Survived them. Still carried the scars—physical and mental—from years of Rashid’s “training.” And that was just the beginning.
Soon would come the waterboarding, the beatings, eating of raw meat, forced to fight other boys and the list goes on.
And now he was doing the same thing to a twelve-year-old boy who’d already been through more trauma than most adults could handle.
“He’s a child.” My voice came out harder than I intended. “He watched his mother get murdered. He killed his bully in self-defense. He doesn’t need to be broken down—he needs therapy. Support. Love.”
“Love.” Rashid spat the word. “Love doesn’t build soldiers. Love doesn’t create men who can survive in this world. Love is what weak people hide behind when they’re too scared to do what’s necessary. And the fact that he’s already killed lets me know I’m on the right path.”
“Yusef doesn’t need to be a soldier. He’s a kid who plays piano and likes video games. He deserves a childhood.”
“Childhood is a luxury.” Rashid’s eyes went cold.
“One that produces soft, useless adults who crumble at the first sign of adversity. I’m giving that boy a gift.
The same gift I gave you.” He pointed his cigar at me.
“Or have you forgotten where you came from? The fat, stuttering embarrassment I found crying in a prison bathroom? Do you know who you would’ve been had I not stepped in that day? You’re welcome for who you are today.”
“I’m grateful for the skills you taught me,” I said carefully. “But I’m not grateful for the damage. And I won’t let you do the same thing to Yusef.”
“You don’t have a choice.”
“There’s always a choice.”
We stared at each other across the table. Two predators measuring each other. Two men who’d once been mentor and student, now something else entirely.
“Let me be clear,” Rashid said slowly. “That boy is staying with me. He will be trained properly. He will learn discipline and strength and how to be a man. And when he’s ready—when I’ve reshaped him into something worthy of my bloodline—he’ll thank me for it. Just like you should be thanking me.”
“And Zainab?”
“What about her?”
“She’s his mother in every way that matters. You can’t just erase twelve years.”

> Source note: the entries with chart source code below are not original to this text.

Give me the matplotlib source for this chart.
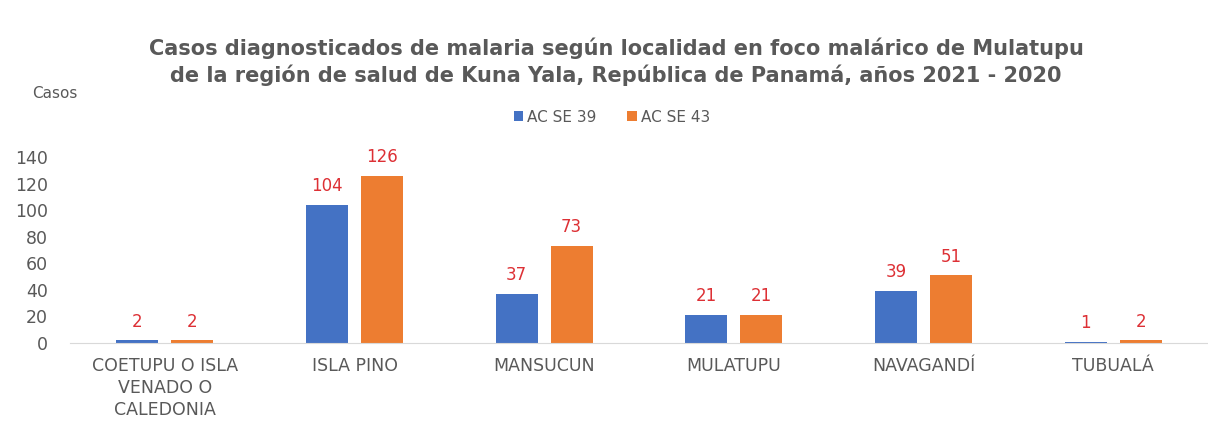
import numpy as np
from matplotlib import pyplot as plt

categories = ["COETUPU O ISLA\nVENADO O\nCALEDONIA", "ISLA PINO", "MANSUCUN",
              "MULATUPU", "NAVAGANDÍ", "TUBUALÁ"]
se39 = [2, 104, 37, 21, 39, 1]
se43 = [2, 126, 73, 21, 51, 2]
series_names = ["AC SE 39", "AC SE 43"]
yticks = [0, 20, 40, 60, 80, 100, 120, 140]

blue = "#4472C4"
orange = "#ED7D31"
gray = "#595959"
red = "#DD3035"

plt.rcParams["font.family"] = ["DejaVu Sans"]

fig = plt.figure(figsize=(12.08, 4.21), dpi=100)
ax = fig.add_axes([70 / 1208, 1 - 343 / 421, 1138 / 1208, 186 / 421])

x = np.arange(len(categories))
width = 0.22
offset = 0.145
bars1 = ax.bar(x - offset, se39, width, color=blue, label=series_names[0])
bars2 = ax.bar(x + offset, se43, width, color=orange, label=series_names[1])

# value labels above each bar
for bars in (bars1, bars2):
    for b in bars:
        ax.annotate(f"{int(b.get_height())}", (b.get_x() + b.get_width() / 2, b.get_height()),
                    xytext=(0, 7), textcoords="offset points", ha="center", va="bottom",
                    color=red, fontsize=12)

ax.set_xlim(-0.5, len(categories) - 0.5)
ax.set_ylim(0, 140)
ax.set_yticks(yticks)
ax.set_xticks(x)
ax.set_xticklabels(categories, fontsize=12.5, color=gray, linespacing=1.3)
ax.tick_params(axis="y", length=0, labelsize=12.5, labelcolor=gray, pad=16)
ax.tick_params(axis="x", length=0, pad=10)
for side in ("top", "right", "left"):
    ax.spines[side].set_visible(False)
ax.spines["bottom"].set_color("#D9D9D9")

title_x = 616 / 1208
fig.text(title_x, 1 - 48 / 421,
         "Casos diagnosticados de malaria según localidad en foco malárico de Mulatupu",
         ha="center", va="center", fontsize=15, fontweight="bold", color=gray)
fig.text(title_x, 1 - 75 / 421,
         "de la región de salud de Kuna Yala, República de Panamá, años 2021 - 2020",
         ha="center", va="center", fontsize=15, fontweight="bold", color=gray)
fig.text(32 / 1208, 1 - 94 / 421, "Casos", ha="left", va="center", fontsize=11, color=gray)

fig.legend(loc="center", bbox_to_anchor=(612 / 1208, 1 - 117 / 421), ncol=2, frameon=False,
           fontsize=11, labelcolor=gray, handlelength=0.6, handleheight=0.6,
           handletextpad=0.3, columnspacing=2.0)

fig.savefig("out.png", dpi=100)
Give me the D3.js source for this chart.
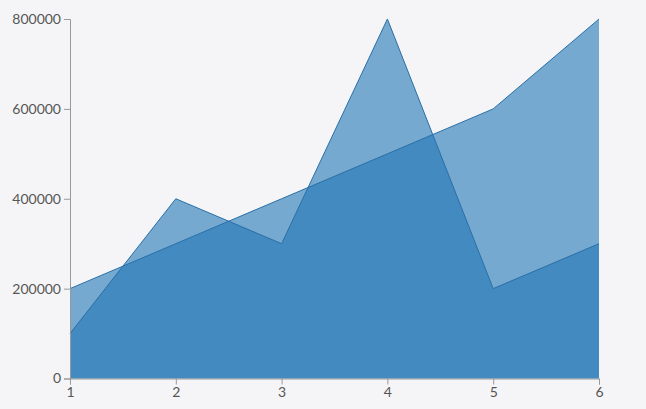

“Watch me.” Rashid’s smile was cold. “Women like her attract chaos. And chaos attracts attention. The kind of attention that gets people buried.” He ashed his cigar. “If she’s smart, she’ll move on. Find another man. Have her own children. Forget Yusef ever existed.”
“That’s never going to happen.”
“Then she’ll suffer for it.” He shrugged like he was discussing the weather. “Her choice.”
The threat hung in the air between us. Direct. Unambiguous. He wasn’t just taking Yusef—he was warning me to keep Zainab out of his way, or face consequences.
I thought about everything this man had given me. The discipline. The skills. The ability to survive in a world that wanted to destroy me. For years, I’d followed his orders without question. Killed who he told me to kill. Protected what he told me to protect. Been the perfect soldier.
But that was before Zainab. Before Yusef. Before I understood that there was more to life than power and control and the endless accumulation of bodies and money.
I wasn’t that soldier anymore.
“I’m going to take him back.” I stood up from the booth, looking down at the man who’d shaped me into a weapon. “Yusef is coming home. And anyone standing in my way gets dealt with.”
Rashid didn’t flinch. Just looked up at me with something like amusement.
“Is that a threat, Prentice?”
“It’s a promise.”
“You think you can win a war against me?” He chuckled, shaking his head. “I taught you everything you know.”
I buttoned my jacket and straightened my cuffs. Took one last look at the man who’d raised me from nothing and turned me into something.
“You taught me everything you know,” I agreed. “But not everything I’ve learned.”
I turned and walked out into the cold December air without looking back.
Rashid thought he knew me. Thought I was still the obedient soldier who followed orders and stayed in his lane. Thought the years of training had made me predictable.
He was about to find out how wrong he was.